-- Data section start --

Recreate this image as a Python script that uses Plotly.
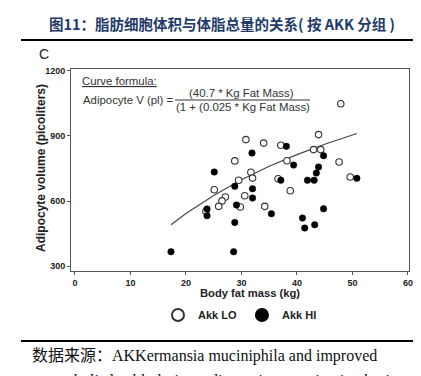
import plotly.graph_objects as go

# Akk LO (open circles)
lo_fat = [30.8, 28.8, 31.7, 29.5, 47.9, 43.9, 34.0, 37.1, 43.0, 44.3, 38.2, 47.6,
          49.6, 36.6, 32.0, 25.1, 30.6, 27.1, 26.5, 25.9, 29.8, 23.6, 38.8, 34.2]
lo_vol = [883, 785, 733, 696, 1048, 906, 867, 857, 837, 837, 786, 780,
          711, 703, 706, 652, 625, 619, 601, 576, 573, 553, 648, 576]

# Akk HI (filled circles)
hi_fat = [31.9, 25.1, 38.1, 44.8, 39.4, 43.9, 43.5, 50.8, 37.1, 41.9, 43.1, 28.8,
          32.0, 32.0, 29.1, 23.8, 23.8, 28.8, 17.3, 28.6, 35.4, 41.0, 44.8, 41.4, 43.2]
hi_vol = [821, 734, 852, 809, 766, 757, 729, 705, 696, 696, 696, 668,
          657, 614, 582, 564, 533, 502, 367, 367, 542, 522, 565, 476, 491]

# fitted curve
curve_fat = [17.3, 20, 25, 30, 35, 40, 45, 50.8]
curve_vol = [491, 543, 626, 698, 760, 814, 862, 911]

x_ticks = [0, 10, 20, 30, 40, 50, 60]
y_ticks = [300, 600, 900, 1200]

FONT = "Liberation Sans, Arial, Helvetica, sans-serif"

# plot area pixels: x 63..401, y 61..263
def px(x):
    return (x - 63) / 338.0

def py(y):
    return (263 - y) / 202.0

fig = go.Figure()
fig.add_trace(go.Scatter(x=curve_fat, y=curve_vol, mode="lines",
                         line=dict(color="#444444", width=1.1), showlegend=False,
                         hoverinfo="skip"))
fig.add_trace(go.Scatter(x=lo_fat, y=lo_vol, mode="markers", name="Akk LO",
                         marker=dict(symbol="circle", size=6.5, color="white",
                                     line=dict(color="#333333", width=1.1))))
fig.add_trace(go.Scatter(x=hi_fat, y=hi_vol, mode="markers", name="Akk HI",
                         marker=dict(symbol="circle", size=6.5, color="black",
                                     line=dict(color="black", width=0.5))))

axis_common = dict(showgrid=False, zeroline=False, showline=True, linecolor="#555555",
                   linewidth=1, mirror=True, ticks="outside", ticklen=3, tickwidth=1,
                   tickcolor="#555555",
                   tickfont=dict(family=FONT, size=9, color="#222222", weight="bold"))

fig.update_xaxes(range=[-0.72, 60.2], tickvals=x_ticks,
                 ticktext=[str(v) for v in x_ticks], **axis_common)
fig.update_yaxes(range=[278.4, 1208], tickvals=y_ticks,
                 ticktext=[str(v) for v in y_ticks], **axis_common)

FS = 11.4
annotations = [
    dict(text="图11：脂肪细胞体积与体脂总量的关系( 按 AKK 分组 )", x=px(214), y=py(15),
         xanchor="center", yanchor="middle",
         font=dict(family="Noto Sans CJK SC, sans-serif", size=14.5, color="#1f3a68",
                   weight="bold")),
    dict(text="C", x=px(35.5), y=py(46.5), xanchor="center", yanchor="middle",
         font=dict(family=FONT, size=14, color="#222222")),
    dict(text="<u>Curve formula:</u>", x=px(111.5), y=py(73), xanchor="center",
         yanchor="middle", font=dict(family=FONT, size=FS, color="#333333")),
    dict(text="Adipocyte V (pl) =", x=px(120), y=py(92), xanchor="center", yanchor="middle",
         font=dict(family=FONT, size=FS, color="#333333")),
    dict(text="(40.7 * Kg Fat Mass)", x=px(233), y=py(85), xanchor="center",
         yanchor="middle", font=dict(family=FONT, size=FS, color="#333333")),
    dict(text="(1 + (0.025 * Kg Fat Mass)", x=px(234.5), y=py(98.5), xanchor="center",
         yanchor="middle", font=dict(family=FONT, size=FS, color="#333333")),
    dict(text="Body fat mass (kg)", x=px(242), y=py(285), xanchor="center",
         yanchor="middle", font=dict(family=FONT, size=11.2, color="#222222", weight="bold")),
    dict(text="Adipocyte volume (picoliters)", x=px(33), y=py(160), xanchor="center",
         yanchor="middle", textangle=-90,
         font=dict(family=FONT, size=12, color="#222222", weight="bold")),
    dict(text="数据来源：AKKermansia muciniphila and improved", x=px(196.5), y=py(348),
         xanchor="center", yanchor="middle",
         font=dict(family="Liberation Serif, Noto Sans CJK SC, serif", size=16,
                   color="#111111")),
    dict(text="metabolic health during a dietary intervention in obesity:", x=px(217),
         y=py(372.5), xanchor="center", yanchor="middle",
         font=dict(family="Liberation Serif, Noto Sans CJK SC, serif", size=16,
                   color="#111111")),
]
for a in annotations:
    a.update(xref="paper", yref="paper", showarrow=False)

shapes = [
    dict(type="line", xref="paper", yref="paper", x0=px(13), x1=px(415), y0=py(32),
         y1=py(32), line=dict(color="black", width=2)),
    dict(type="line", xref="paper", yref="paper", x0=px(13), x1=px(415), y0=py(333),
         y1=py(333), line=dict(color="black", width=2)),
    dict(type="line", xref="paper", yref="paper", x0=px(167), x1=px(302), y0=py(92),
         y1=py(92), line=dict(color="#333333", width=1)),
]

fig.update_layout(
    width=421, height=376,
    margin=dict(l=63, r=20, t=61, b=113, autoexpand=False),
    paper_bgcolor="white", plot_bgcolor="white",
    font=dict(family=FONT),
    annotations=annotations, shapes=shapes,
    showlegend=True,
    legend=dict(orientation="h", x=px(232), y=py(307), xanchor="center", yanchor="middle",
                itemsizing="constant", itemwidth=30,
                font=dict(family=FONT, size=11, color="#222222", weight="bold"),
                bgcolor="rgba(0,0,0,0)"),
)

fig.write_html("out.html")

-- Data section end --

◆ What is expected
Transcribe the opening line of the listing above, please, and every line after it through the line with "import plotly.graph_objects as go", word for word, without pictures.

◆ Answer to the problem
Recreate this image as a Python script that uses Plotly.
import plotly.graph_objects as go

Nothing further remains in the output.